IPAB is not the way to lower Medicare costs

 

By Reps. Charles Boustany Jr. (R-La.), Phil Roe (R-Tenn.), Tom Price (R-Ga.), Phil Gingrey (R-Ga.) and Larry Bucshon (R-Ind.)

 

This piece first appeared in The Hill on June 5, 2012

 

Robert McNamara, who served as secretary of Defense in the Kennedy and Johnson administrations, stated in a 2003 documentary: “Never answer the question that is asked of you. Answer the question that you wish had been asked of you.” Health and Human Services Secretary Kathleen Sebelius has followed this advice religiously, refusing to answer important questions from members of Congress about how the Independent Payment Advisory Board (IPAB) could limit seniors’ access to medical care.
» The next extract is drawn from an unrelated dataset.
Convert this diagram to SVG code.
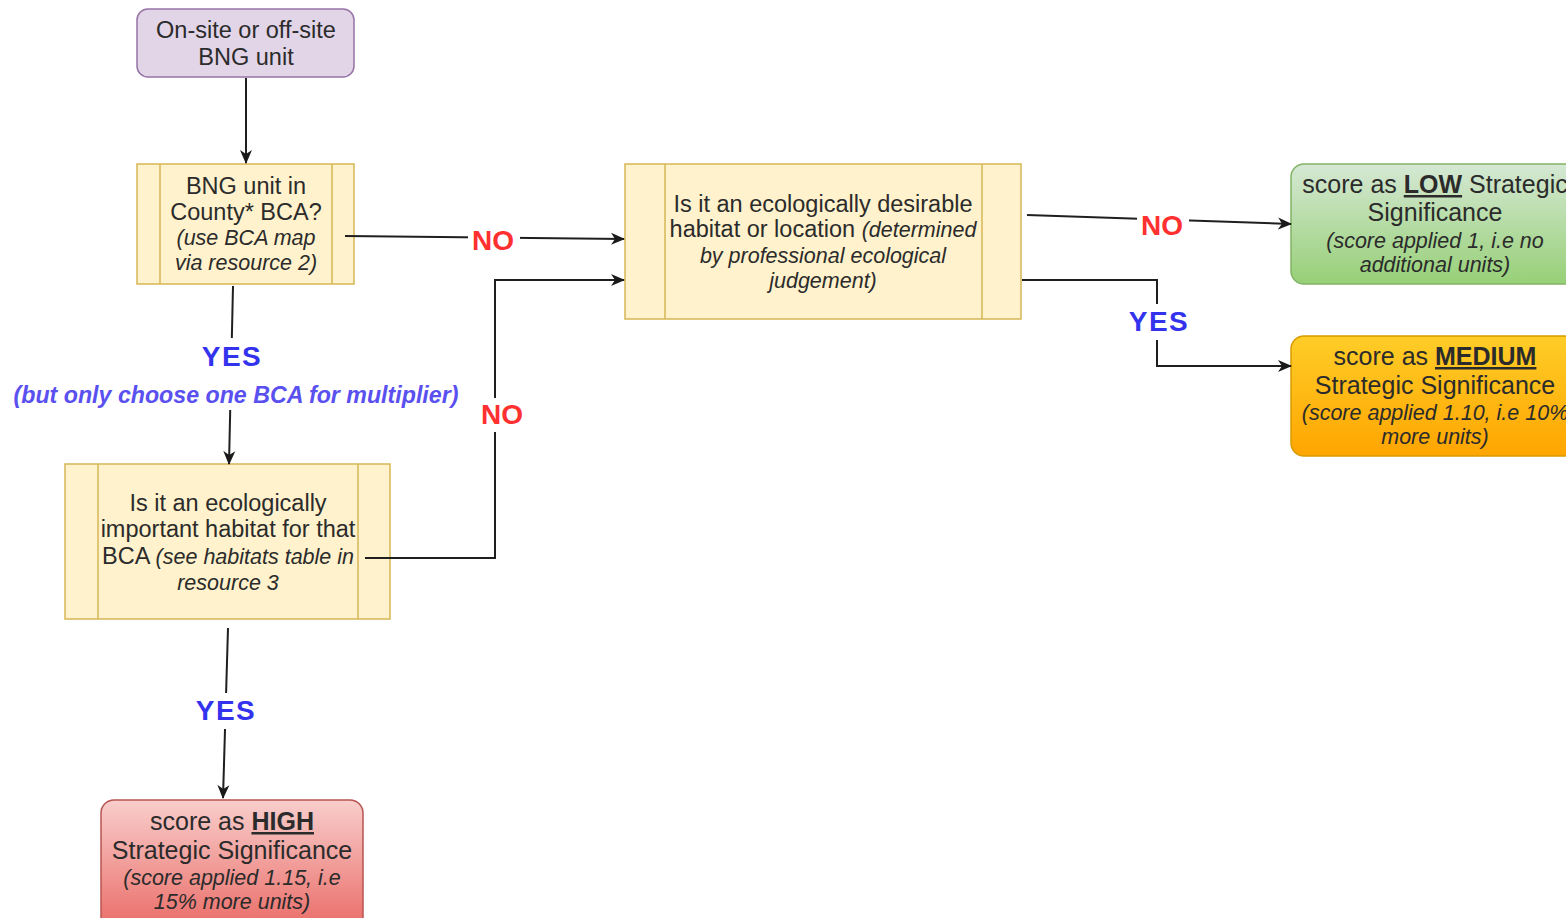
<svg xmlns="http://www.w3.org/2000/svg" width="1566" height="918" viewBox="0 0 1566 918">
<defs>
<linearGradient id="gGreen" x1="0" y1="0" x2="0" y2="1"><stop offset="0" stop-color="#d5e8d4"/><stop offset="1" stop-color="#97d077"/></linearGradient>
<linearGradient id="gOrange" x1="0" y1="0" x2="0" y2="1"><stop offset="0" stop-color="#ffcd28"/><stop offset="1" stop-color="#ffa500"/></linearGradient>
<linearGradient id="gRed" x1="0" y1="0" x2="0" y2="1"><stop offset="0" stop-color="#f8cecc"/><stop offset="1" stop-color="#ea6b66"/></linearGradient>
<marker id="arr" markerWidth="14" markerHeight="14" refX="13" refY="7" orient="auto" markerUnits="userSpaceOnUse" viewBox="0 0 14 14">
<path d="M0,1 L14,7 L0,13 L4,7 Z" fill="#1a1a1a"/>
</marker>
<style>
text{font-family:"Liberation Sans",Arial,sans-serif;fill:#2b2b2b;text-anchor:middle}
.t{font-size:23.5px}
.r{font-size:25px}
.i{font-size:21.5px;font-style:italic}
.b{font-weight:bold;text-decoration:underline}
.proc{fill:#fff2cc;stroke:#d6b656;stroke-width:1.5}
.e{stroke:#1f1f1f;stroke-width:2;fill:none}
.no{font-size:28px;font-weight:bold;fill:#ff3030}
.yes{font-size:28px;font-weight:bold;fill:#3333ee;letter-spacing:1.5px}
.note{font-size:23.2px;font-weight:bold;font-style:italic;fill:#5a50f0}
</style>
</defs>

<g id="start">
<rect x="137" y="9" width="217" height="68" rx="11" fill="#e1d5e7" stroke="#9673a6" stroke-width="1.5"/>
<text class="t" x="246" y="38">On-site or off-site</text>
<text class="t" x="246" y="65">BNG unit</text>
</g>

<g id="q-bca">
<rect class="proc" x="137" y="164" width="217" height="120"/>
<line class="proc" x1="160" y1="164" x2="160" y2="284"/>
<line class="proc" x1="332" y1="164" x2="332" y2="284"/>
<text class="t" x="246" y="194">BNG unit in</text>
<text class="t" x="246" y="220">County* BCA?</text>
<text class="i" x="246" y="245">(use BCA map</text>
<text class="i" x="246" y="270">via resource 2)</text>
</g>

<g id="q-desirable">
<rect class="proc" x="625" y="164" width="396" height="155"/>
<line class="proc" x1="665" y1="164" x2="665" y2="319"/>
<line class="proc" x1="982" y1="164" x2="982" y2="319"/>
<text class="t" x="823" y="212">Is it an ecologically desirable</text>
<text x="823" y="237"><tspan class="t">habitat or location </tspan><tspan class="i">(determined</tspan></text>
<text class="i" x="823" y="263">by professional ecological</text>
<text class="i" x="823" y="288">judgement)</text>
</g>

<g id="q-important">
<rect class="proc" x="65" y="464" width="325" height="155"/>
<line class="proc" x1="98" y1="464" x2="98" y2="619"/>
<line class="proc" x1="358" y1="464" x2="358" y2="619"/>
<text class="t" x="228" y="511">Is it an ecologically</text>
<text class="t" x="228" y="537">important habitat for that</text>
<text x="228" y="564"><tspan class="t">BCA </tspan><tspan class="i">(see habitats table in</tspan></text>
<text class="i" x="228" y="590">resource 3</text>
</g>

<g id="low">
<rect x="1291" y="164" width="300" height="120" rx="13" fill="url(#gGreen)" stroke="#82b366" stroke-width="1.5"/>
<text class="r" x="1435" y="193">score as <tspan class="b">LOW</tspan> Strategic</text>
<text class="r" x="1435" y="221">Significance</text>
<text class="i" x="1435" y="248">(score applied 1, i.e no</text>
<text class="i" x="1435" y="272">additional units)</text>
</g>

<g id="medium">
<rect x="1291" y="336" width="300" height="120" rx="13" fill="url(#gOrange)" stroke="#d79b00" stroke-width="1.5"/>
<text class="r" x="1435" y="365">score as <tspan class="b">MEDIUM</tspan></text>
<text class="r" x="1435" y="394">Strategic Significance</text>
<text class="i" x="1435" y="420">(score applied 1.10, i.e 10%</text>
<text class="i" x="1435" y="444">more units)</text>
</g>

<g id="high">
<rect x="101" y="800" width="262" height="130" rx="13" fill="url(#gRed)" stroke="#b85450" stroke-width="1.5"/>
<text class="r" x="232" y="830">score as <tspan class="b">HIGH</tspan></text>
<text class="r" x="232" y="859">Strategic Significance</text>
<text class="i" x="232" y="885">(score applied 1.15, i.e</text>
<text class="i" x="232" y="909">15% more units)</text>
</g>

<g id="connectors">
<line class="e" x1="246" y1="78" x2="246" y2="163" marker-end="url(#arr)"/>
<line class="e" x1="345" y1="236" x2="624" y2="239" marker-end="url(#arr)"/>
<line class="e" x1="233" y1="286" x2="229" y2="464" marker-end="url(#arr)"/>
<polyline class="e" points="365,558 495,558 495,280 624,280" marker-end="url(#arr)"/>
<line class="e" x1="1027" y1="215" x2="1291" y2="224" marker-end="url(#arr)"/>
<polyline class="e" points="1022,280 1157,280 1157,366 1291,366" marker-end="url(#arr)"/>
<line class="e" x1="228" y1="628" x2="223" y2="798" marker-end="url(#arr)"/>
</g>

<g id="labels">
<rect x="468" y="224" width="52" height="32" fill="#fff"/>
<text class="no" x="493" y="250">NO</text>
<rect x="192" y="338" width="80" height="72" fill="#fff"/>
<text class="yes" x="232" y="366">YES</text>
<rect x="8" y="380" width="458" height="30" fill="#fff"/>
<text class="note" x="236" y="403">(but only choose one BCA for multiplier)</text>
<rect x="476" y="398" width="52" height="34" fill="#fff"/>
<text class="no" x="502" y="424">NO</text>
<rect x="1137" y="208" width="52" height="34" fill="#fff"/>
<text class="no" x="1162" y="235">NO</text>
<rect x="1124" y="304" width="70" height="36" fill="#fff"/>
<text class="yes" x="1159" y="331">YES</text>
<rect x="190" y="693" width="72" height="36" fill="#fff"/>
<text class="yes" x="226" y="720">YES</text>
</g>
</svg>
Instead of responding honestly to specific concerns raised during the past two years regarding the administration’s healthcare law, Sebelius instead repeated poll-tested language on completely unrelated topics. As physicians and lawmakers, our consciences do not allow putting off important questions for political purposes, and we are working hard to protect the quality care our seniors deserve.

 

There is bipartisan concern that the IPAB could harm Medicare and limit access to care for seniors. The IPAB is a panel of 15 unelected, unaccountable government bureaucrats empowered to “reduce the per capita rate of growth in Medicare spending.” In the text of the healthcare law, it states that while the law prohibits “any recommendation to ration health care,” it does not prohibit slashing payments to physicians and other medical providers.

 

Members of Congress from both parties have voiced concerns that such cuts could lead to fewer medical providers accepting Medicare benefits and limit seniors’ access to care. If that’s not rationing, we don’t know what is.
Members of Congress raised this issue with Sebelius at two separate hearings before the House committees on Energy and Commerce and Ways and Means. The secretary testified she was “certain” her department would define the term “rationing” when writing regulations. Unfortunately, she would not agree to prohibit IPAB from jeopardizing seniors’ access to care. According to language in the healthcare law regarding the IPAB, it only acknowledges physician access to the “extent feasible” when meeting mandatory spending targets.

 

Forty-eight House members wrote to the secretary in March, warning: “We do not believe you can fix this fatally-flawed provision through regulations. … Please specify whether or not you intend to prohibit IPAB from pushing Medicare cuts that limit seniors’ access to needed care, and describe the scope of your authority to do so.” The secretary essentially brushed off this letter, including concerns it raised about the board’s limits on necessary clinical expertise and the lack of public comment on IPAB decisions.

 

Our concerns over IPAB are real and substantive. For example, cuts proposed by the IPAB are to be considered using fast-track procedures, and without a three-fifths vote of the Senate, Congress can only modify the type of cuts, not their size. Should Congress fail to act on the board’s recommendations, they automatically go into effect. And it gets worse — the IPAB’s decisions cannot be challenged in the courts.

 

Even supporters of the law agree that the IPAB could harm seniors with dangerous Medicare cuts. AARP said the board could “have a negative impact on [seniors’] access to care.” Former House Minority Leader Dick Gephardt (D-Mo.) has written that IPAB actions “are likely to have devastating consequences for the seniors and disabled Americans who are Medicare’s beneficiaries because, while technically forbidden from rationing care, the Board will be able to set payment rates for some treatments so low that no doctor or hospital or other healthcare professional would provide them.”

 

The IPAB is both unaccountable and unworkable, and we need to focus on repealing it before it affects the care of our seniors. It is important to shine light on the dangers posed to seniors by the IPAB; in turn, the secretary should be giving real answers to members’ concerns.

 

We’re hopeful the Supreme Court will overturn ObamaCare in its entirety. We should focus on better ways to lower costs while protecting the doctor-patient relationship. If we do nothing, Medicare physician payments could fall to “less than half of the projected Medicaid rates,” according to Medicare’s actuary. Seniors will suffer as provider payments fall below the cost of providing care. Questions about physician access will not go away, despite the secretary’s refusal to have a frank and open discussion about Medicare’s future.

 

Boustany, Roe, Price, Gingrey and Bucshon are all medical doctors.